Walikale:Raïa Mutomboki « La chasse aux rwandophones »

La Monusco a évacué vers Goma, mercredi 18 juillet à Walikale-centre (Nord-Kivu), quarante huit personnes d’expression rwandaise qui disent être pourchassées par les miliciens Raïa Mutomboki. Parmi ces personnes, figurent treize épouses des militaires ainsi que des enfants.

Certaines de ces personnes souhaitent regagner leurs villages d’origine, notamment Masisi ou Rutshuru et les épouses militaires, elles, veulent être amenées au camp Katindo de Goma.

L’une de ces femmes a exprimé son inquiétude dans un entretien à Radio Okapi:

«Nous fuyons les Raïa Mutomboki, qui sont en train d’égorger les gens et nous. Nous sommes allés à la Monusco, qui nous a amenés ici. Ces Maï-Maï s’attaquent à nous parce que nous sommes des Rwandophones (hutus). Chez moi, c’est à Nyanzale et je viens de passer une année et demie à Walikale.»

«Moi, j’ai fui, j’ai peur des Raïa Mutomboki, qui tuent les gens à Walikale. J’ai fais des enfants avec un Rwandais. Alors, j’ai peur que mon enfant soit tué. Mais je suis Nande, chez moi c’est à Kanyabayonga», a témoigné une autre femme.

Deux autres personnes que la Monusco a ramenées au chef-lieu du Nord-Kivu ont également confirmé ces atrocités, disant avoir vu de leurs yeux les miliciens égorger des gens.

Des sources sur place à Walikale ont affirmé qu’un membre de la communauté hutu avait été enlevé par les Raïa Mutomboki à l’Hôpital général de référence où il était garde malade. La police locale a avoué ne pas savoir la destination exacte de l’infortuné.

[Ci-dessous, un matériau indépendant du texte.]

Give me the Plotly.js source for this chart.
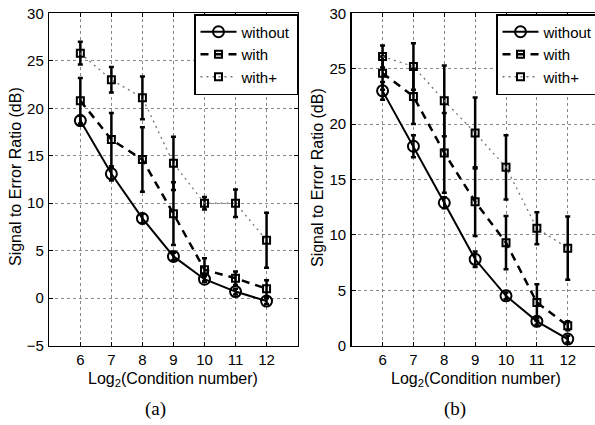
<!DOCTYPE html>
<html>
<head>
<meta charset="utf-8">
<script src="https://cdn.plot.ly/plotly-3.0.1.min.js"></script>
<style>
html,body{margin:0;padding:0;overflow:hidden;background:#fff;}
#chart{width:620px;height:425px;}
</style>
</head>
<body>
<div id="chart"></div>
<script>
// ---- data ----
const conditionLog2 = [6, 7, 8, 9, 10, 11, 12];
const seriesNames = ["without", "with", "with+"];

// panel (a)
const aWithout      = [18.7, 13.1, 8.4, 4.4, 2.0, 0.7, -0.3];
const aWithoutErr   = [0.5, 0.7, 0.5, 0.4, 0.3, 0.3, 0.3];
const aWith         = [20.8, 16.7, 14.6, 8.9, 3.0, 2.1, 1.0];
const aWithErr      = [2.4, 2.8, 3.4, 3.3, 1.2, 0.7, 0.9];
const aWithPlus     = [25.8, 23.0, 21.1, 14.2, 10.0, 10.0, 6.1];
const aWithPlusErr  = [1.2, 1.35, 2.25, 2.8, 0.65, 1.45, 2.9];

// panel (b)
const bWithout      = [23.0, 18.0, 12.9, 7.8, 4.5, 2.2, 0.6];
const bWithoutErr   = [0.8, 1.0, 0.5, 0.7, 0.3, 0.3, 0.3];
const bWith         = [24.6, 22.5, 17.4, 13.0, 9.3, 3.9, 1.8];
const bWithErr      = [1.5, 2.5, 3.6, 3.1, 2.4, 1.65, 0.4];
const bWithPlus     = [26.1, 25.2, 22.1, 19.2, 16.1, 10.6, 8.8];
const bWithPlusErr  = [1.0, 2.1, 3.2, 3.2, 2.9, 1.45, 2.85];

const yTitle = "Signal to Error Ratio (dB)";
const xTitle = "Log<sub>2</sub>(Condition number)";
const captions = ["(a)", "(b)"];

// ---- styles ----
const FONT = "Liberation Sans, Arial, Helvetica, sans-serif";
const SERIF = "Liberation Serif, Times New Roman, serif";
const W = 620, H = 425;
const styles = [
  {line:{color:"#000", width:2, dash:"solid"}, marker:{symbol:"circle-open", size:11, color:"#000", line:{width:2, color:"#000"}}},
  {line:{color:"#000", width:2.5, dash:"8px,6px"}, marker:{symbol:"square-open", size:7, color:"#000", line:{width:2, color:"#000"}}},
  {line:{color:"#777", width:1.3, dash:"2px,4px"}, marker:{symbol:"square-open", size:7, color:"#000", line:{width:2, color:"#000"}}}
];

function mk(y, err, i, xa, ya, leg) {
  return {
    x: conditionLog2, y: y, name: seriesNames[i], type: "scatter", mode: "lines+markers",
    xaxis: xa, yaxis: ya, legend: leg,
    line: styles[i].line, marker: styles[i].marker,
    error_y: {type:"data", array: err, visible:true, color:"#000", thickness:2.5, width:2.5}
  };
}

const traces = [
  mk(aWithout, aWithoutErr, 0, "x", "y", "legend"),
  mk(aWith, aWithErr, 1, "x", "y", "legend"),
  mk(aWithPlus, aWithPlusErr, 2, "x", "y", "legend"),
  mk(bWithout, bWithoutErr, 0, "x2", "y2", "legend2"),
  mk(bWith, bWithErr, 1, "x2", "y2", "legend2"),
  mk(bWithPlus, bWithPlusErr, 2, "x2", "y2", "legend2")
];

const yDom = [(H - 345.7) / H, (H - 13.3) / H];
const TICKFONT = {family: FONT, size: 15, color: "#000"};
function xaxis(dom, anchor) {
  return {domain: dom, anchor: anchor, range: [5, 13], tickvals: conditionLog2,
    showline: true, linecolor: "#000", linewidth: 1.5, mirror: "ticks",
    ticks: "inside", ticklen: 4, tickcolor: "#000", tickwidth: 1,
    showgrid: true, gridcolor: "#888", gridwidth: 1, griddash: "dot", zeroline: false,
    tickfont: TICKFONT, ticklabelstandoff: 0, fixedrange: true};
}
function yaxis(rng, anchor) {
  return {domain: yDom, anchor: anchor, range: rng, dtick: 5, tick0: 0,
    showline: true, linecolor: "#000", linewidth: 1.5, mirror: "ticks",
    ticks: "inside", ticklen: 4, tickcolor: "#000", tickwidth: 1,
    showgrid: true, gridcolor: "#888", gridwidth: 1, griddash: "dot", zeroline: false,
    tickfont: TICKFONT, ticklabelstandoff: 1, fixedrange: true};
}
function legend(xpx) {
  return {x: xpx / W, y: 1 - 14 / H, xanchor: "left", yanchor: "top",
    bgcolor: "#fff", bordercolor: "#000", borderwidth: 1.5,
    font: {family: FONT, size: 15, color: "#000"}, itemwidth: 36, tracegroupgap: 0};
}

const ann = [];
function addText(text, xpx, ypx, opts) {
  ann.push(Object.assign({text: text, xref: "paper", yref: "paper", x: xpx / W, y: 1 - ypx / H,
    xanchor: "center", yanchor: "middle", showarrow: false,
    font: {family: FONT, size: 16, color: "#000"}}, opts || {}));
}
addText(yTitle, 15, 177, {textangle: -90});
addText(yTitle, 317, 177, {textangle: -90});
addText(xTitle, 173, 379.5);
addText(xTitle, 476, 379.5);
addText(captions[0], 156, 409, {font: {family: SERIF, size: 19, color: "#000"}});
addText(captions[1], 455, 409, {font: {family: SERIF, size: 19, color: "#000"}});

const layout = {
  width: W, height: H,
  margin: {l: 0, r: 0, t: 0, b: 0, autoexpand: false},
  paper_bgcolor: "#fff", plot_bgcolor: "#fff",
  font: {family: FONT, size: 16, color: "#000"},
  showlegend: true,
  xaxis: xaxis([49.3 / W, 297.6 / W], "y"),
  yaxis: yaxis([-5, 30], "x"),
  xaxis2: xaxis([351.7 / W, 598.6 / W], "y2"),
  yaxis2: yaxis([0, 30], "x2"),
  legend: legend(194),
  legend2: legend(496),
  annotations: ann
};

Plotly.newPlot("chart", traces, layout, {displayModeBar: false, staticPlot: true});
</script>
</body>
</html>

En marge des combats qui opposent les rebelles du M23 et l’armée régulière à l’Est de la République démocratique du Congo (RDC), des groupes d’auto-défense congolais se livrent à une « chasse aux rwandophones » à Walikale. Cette situation inquiétante, pourrait servir de prétexte à une intervention de l’armée rwandaise en territoire congolais.

La situation sécuritaire se complexifie au Nord-Kivu, à l’Est de la République démocratique du Congo (RDC). Un premier front est apparu il y a trois mois, entre la rébellion du M23, soutenue par le Rwanda, et l’armée congolaise (FARDC) à Bunagana et sur l’axe entre les villes de Rutshuru et Goma. Les rebelles contrôlent plusieurs localités et menacent désormais Goma, la capitale provinciale du Nord-Kivu. Au coeur du conflit : la place et la sécurité de la communauté rwandophone dans les Kivus. Le M23 se veut le porte-étendard de la communauté tutsie de la région, en proie aux attaques des FDLR, un groupe armé composé de hutus rwandais.

Depuis quelques jours, un nouveau front occupe l’armée congolaise, 150 km plus à l’Ouest, dans la ville de Walikale. Mardi 17 juillet, un groupe d’auto-défense Maï-Maï, baptisé Raia Mutomboki a pris le contrôle de la ville. Venus du Sud-Kivu, ce mouvement fait actuellement route vers le Nord, pour se battre contre le M23 dans son fief de Bunagana. Dans cette « logique« , les Raia Mutomboki se sont livrés à une véritable « chasse aux rwandaphones« , tutsis et hutus confondus, dans les rues de Walikale. La BBC et Radio Okapi, qui ont pu joindre des témoins sur place, racontent des scènes de paniques et confirment les exactions des miliciens Maï-Maï. La BBC, explique que l’ONG Médecins Sans Frontières n’est plus capable de venir en aide à la population et envisage de quitter Walikale si la situation se dégradait. Selon Radio Okapi, 48 « hutus rwandais« , victimes de Raia Mutomboki, ont été évacués par les casques bleus de la Monusco, vers la ville de Goma dès mercredi. Les témoins décrivent « avoir vu de leurs yeux les miliciens égorger des gens« .

L’entrée de ce groupe Maï-Maï dans le conflit inquiète les observateurs internationaux. « La chasse aux rwandophones » dans la région risque de donner le signal de départ à un « nettoyage ethnique » en règle de tout se qui ressemble de près ou de loin à un « rwandais« , sachant que depuis des dizaines d’années, les Kivus ont toujours été une zone d’échanges intenses entre le Rwanda et le Congo. Certains spécialistes de la région craignent que ces massacres donnent également «une vraie excuse au Rwandais pour entrer en RDC » et venir défendre les rwandaphones des Kivus.